This was a very simple, one-pot (er, one-wok) meal. A few people on Instagram asked about it, so I thought I’d share it here, thus rekindling my long neglected daily food diary. I think it’s time to start it up again!
Here’s how I made the braised carrots and cabbage with tofu…
First I heated some oil in the wok on medium-high heat. I then added thin strips of firm tofu to the pan and sauteed until they were golden brown on each side. I sprinkled some salt and pepper on the tofu, mixed it all up in the pan, then removed the tofu from the pan and set aside.
In the same wok, I turned down the heat a bit, added a couple teaspoons of grapeseed oil, quickly followed by a clove’s worth of minced garlic and some carrots (they were small, young sweet and delicious; with larger carrots, I would have cut them into long spears; I would have added ginger, too, if I had it around!).
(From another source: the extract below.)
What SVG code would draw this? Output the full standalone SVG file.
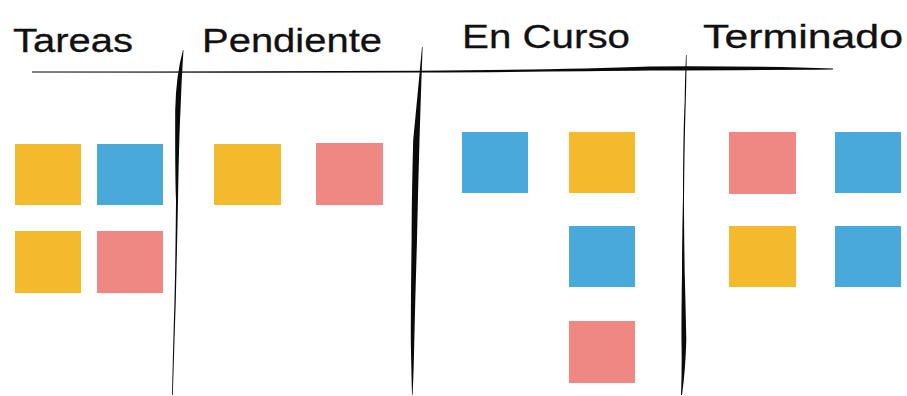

I sautéed the carrots and garlic until the carrots started to colour, and then added water to just cover the carrots, along with a few glugs of soy sauce (about 1 Tbsp or so). I then added the cabbage (big leaves from a young spring cabbage), mixed it up with the carrots and turned up the heat so everything simmered gently. I let it simmer until most of the water was evaporated, and then check the carrots and cabbage for done-ness. They were still a little firm so I covered the pan and let everything steam for a bit.
When everything was cooked, I put the cabbage and carrots on a plate, topped with the tofu and garnished with sliced spring onion, chopped coriander, sliced red chilli, toasted sesame seeds and fresh lime.
Braising vegetables is one of my favourite ways to cook them – I learned how to do it from Mark Bittman’s Book, How to Cook Everything: Vegetarian, one of my most-loved (and most-used) cookbooks. The technique is basically the same as the one he uses for braised and glazed brussels sprouts.
I especially like braising root vegetables. Case in point: Ottolenghi’s carrot and mung bean salad.